▶ _Instructions for the task_:
Go through the lines below. Copy those with "this".

▶ _Listed entries_:
━━━

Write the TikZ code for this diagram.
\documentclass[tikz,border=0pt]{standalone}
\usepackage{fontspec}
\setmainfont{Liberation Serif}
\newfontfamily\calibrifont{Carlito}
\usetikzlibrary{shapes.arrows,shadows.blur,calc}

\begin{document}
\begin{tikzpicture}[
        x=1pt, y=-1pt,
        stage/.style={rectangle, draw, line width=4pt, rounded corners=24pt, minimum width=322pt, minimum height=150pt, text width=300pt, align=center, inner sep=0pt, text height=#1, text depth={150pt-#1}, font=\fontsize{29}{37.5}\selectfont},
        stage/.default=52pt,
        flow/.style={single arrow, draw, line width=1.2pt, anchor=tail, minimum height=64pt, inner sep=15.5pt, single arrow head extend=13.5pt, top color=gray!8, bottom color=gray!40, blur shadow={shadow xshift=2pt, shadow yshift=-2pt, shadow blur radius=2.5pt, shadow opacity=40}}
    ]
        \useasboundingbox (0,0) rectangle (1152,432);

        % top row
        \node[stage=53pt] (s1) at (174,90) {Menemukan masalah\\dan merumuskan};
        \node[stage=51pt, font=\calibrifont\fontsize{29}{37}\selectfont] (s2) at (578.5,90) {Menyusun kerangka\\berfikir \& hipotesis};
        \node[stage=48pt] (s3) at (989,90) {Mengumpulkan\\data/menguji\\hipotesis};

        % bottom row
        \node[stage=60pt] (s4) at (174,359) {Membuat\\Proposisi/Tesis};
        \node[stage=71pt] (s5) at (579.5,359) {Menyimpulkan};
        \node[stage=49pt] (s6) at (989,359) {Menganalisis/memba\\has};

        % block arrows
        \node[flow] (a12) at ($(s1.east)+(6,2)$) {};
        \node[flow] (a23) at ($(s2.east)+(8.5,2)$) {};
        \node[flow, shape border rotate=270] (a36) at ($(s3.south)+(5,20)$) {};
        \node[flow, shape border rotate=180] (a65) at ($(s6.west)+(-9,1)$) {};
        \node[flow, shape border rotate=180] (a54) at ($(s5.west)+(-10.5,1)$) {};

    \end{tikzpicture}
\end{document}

━━━

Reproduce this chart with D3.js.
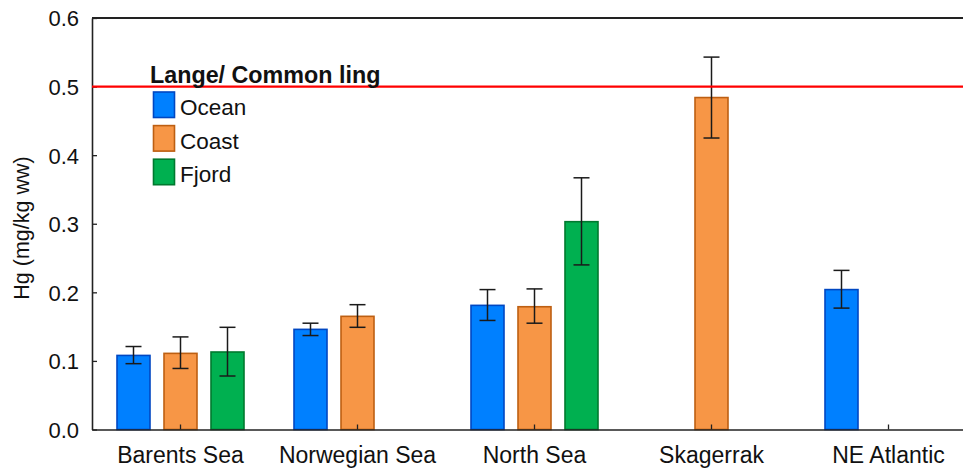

━━━

▶ _Written solution_:
Write the TikZ code for this diagram.
Reproduce this chart with D3.js.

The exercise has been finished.